Comments:
(a) When making stripcharts, variations from the default are sometimes useful
for visualizing data. Here are stripcharts for data somewhat similar to yours.
a = 24 + 10*rbeta(150, 1.1, 1.1) # generate fake data
b = 24 + 10*rbeta(150, 1.1, 1.1)
par(mfrow=c(2,1)) # enable two panels per plot
stripchart(x ~ gp, pch="|", ylim=c(.5, 2.5)) # narrow plotting symbol
stripchart(x ~ gp, meth="j", ylim=c(.5, 2.5)) # jittered to mitigate overplotting
par(mfrow=c(1,1)) # return to single-panel plotting
(b) I am beginning to wonder whether you have two independent samples or
whether you have paired data. The very high P-value from your var.test
is suspicious. (In my view, very high P-values are always worth a second look. "If the P-value is very small, reject the null hypothesis; it it is very large, suspect the model or the computation.") Here is what I got for my fake independent data:
var.test(a, b)
F test to compare two variances
data: a and b
F = 0.95059, num df = 149, denom df = 149, p-value = 0.7575
alternative hypothesis: true ratio of variances is not equal to 1
95 percent confidence interval:
0.6886359 1.3121767
sample estimates:
ratio of variances
0.9505851
var.test(x ~ gp)
[essentially identical output]
Here are fake paired data (effect of pairing perhaps somewhat exaggerated):
err = rnorm(150, 0, .1); aa = a + err
cor(a, aa)
[1] 0.9992711
You can check for pairing by looking at the correlation and by plotting.
par(mfrow=c(1,2))
plot(a, b, pch=20, main="Independent"); plot(a, aa, pch=20, main="Paired")
par(mfrow=c(1,1))
For paired data var.test
shows P-value near 1 [some output abridged], as in your Question.
var.test(a, aa)
F test to compare two variances
data: a and aa
F = 0.99757, num df = 149, denom df = 149, p-value = 0.9882
...
If your data are paired, you should consider the Wilcoxon signed-rank test,
instead of the Wilcoxon rank-sum test. If you have further questions, please
provide more detail about your data: how collected, purpose of study, and so on.

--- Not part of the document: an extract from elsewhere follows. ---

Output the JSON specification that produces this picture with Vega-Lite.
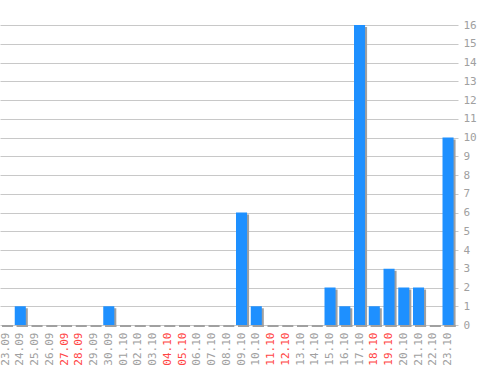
{
  "$schema": "https://vega.github.io/schema/vega-lite/v6.json",
  "width": 458,
  "height": 300,
  "autosize": {"type": "none"},
  "padding": {"left": 0, "top": 25, "right": 40, "bottom": 45},
  "background": "white",
  "config": {
    "view": {"stroke": null},
    "axis": {"labelFont": "DejaVu Sans Mono", "labelFontSize": 11, "labelColor": "#a0a0a0", "domain": false, "ticks": false}
  },
  "data": {
    "values": [
      {"date": "23.09", "count": 0},
      {"date": "24.09", "count": 1},
      {"date": "25.09", "count": 0},
      {"date": "26.09", "count": 0},
      {"date": "27.09", "count": 0},
      {"date": "28.09", "count": 0},
      {"date": "29.09", "count": 0},
      {"date": "30.09", "count": 1},
      {"date": "01.10", "count": 0},
      {"date": "02.10", "count": 0},
      {"date": "03.10", "count": 0},
      {"date": "04.10", "count": 0},
      {"date": "05.10", "count": 0},
      {"date": "06.10", "count": 0},
      {"date": "07.10", "count": 0},
      {"date": "08.10", "count": 0},
      {"date": "09.10", "count": 6},
      {"date": "10.10", "count": 1},
      {"date": "11.10", "count": 0},
      {"date": "12.10", "count": 0},
      {"date": "13.10", "count": 0},
      {"date": "14.10", "count": 0},
      {"date": "15.10", "count": 2},
      {"date": "16.10", "count": 1},
      {"date": "17.10", "count": 16},
      {"date": "18.10", "count": 1},
      {"date": "19.10", "count": 3},
      {"date": "20.10", "count": 2},
      {"date": "21.10", "count": 2},
      {"date": "22.10", "count": 0},
      {"date": "23.10", "count": 10}
    ]
  },
  "encoding": {
    "x": {
      "field": "date",
      "type": "nominal",
      "sort": null,
      "title": null,
      "scale": {"paddingInner": 0.25, "paddingOuter": 0.15, "align": 0},
      "axis": {
        "labelAngle": 270,
        "labelPadding": 7,
        "grid": false,
        "labelOverlap": false,
        "labelColor": {
          "condition": {"test": "indexof(['27.09','28.09','04.10','05.10','11.10','12.10','18.10','19.10'], datum.value) >= 0", "value": "#ff4545"},
          "value": "#a0a0a0"
        }
      }
    },
    "y": {
      "field": "count",
      "type": "quantitative",
      "title": null,
      "scale": {"domain": [0, 16], "nice": false},
      "axis": {"orient": "right", "values": [0,1,2,3,4,5,6,7,8,9,10,11,12,13,14,15,16], "labelOverlap": false, "grid": true, "gridColor": "#c8c8c8", "gridWidth": 1, "labelPadding": 5, "labelAlign": "left"}
    }
  },
  "layer": [
    {
      "mark": {"type": "bar", "color": "#a0a0a0", "xOffset": 2, "yOffset": 2, "y2Offset": 2}
    },
    {
      "mark": {"type": "bar", "color": "#a0a0a0", "xOffset": 2, "y2Offset": 2},
      "encoding": {
        "y": {"datum": 0},
        "y2": {"datum": 0}
      }
    },
    {
      "mark": {"type": "bar", "color": "#1e90ff"}
    }
  ]
}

Then perhaps one of us can offer further comments or advice.
Best Answer
I don't know what code you used, but tests do not require equal sample sizes. You can use Levene's test to check for heteroscedasticity. In
R
, you can use ?leveneTest in the car package:Levene's test is just a $t$-test ($F$-test) on transformed data. (I discuss tests for heteroscedasticity here: Why Levene test of equality of variances rather than F ratio?) What having unequal sample sizes will do is cause you to have less power to detect a difference. To understand this more fully, it may help to read my answer here: How should one interpret the comparison of means from different sample sizes? Note however, that running a test of your assumptions and then choosing a primary test is not generally recommended (see, e.g., here: A principled method for choosing between t-test or non-parametric e.g. Wilcoxon in small samples). If you are worried that there may be heteroscedasticity, you might do best to simply use a test that won't be susceptible to it, such as the Welch $t$-test, or even the Mann-Whitney $U$-test (which doesn't even require normality). Some information about alternative strategies can be gathered from my answer here: Alternatives to one-way ANOVA for heteroskedastic data.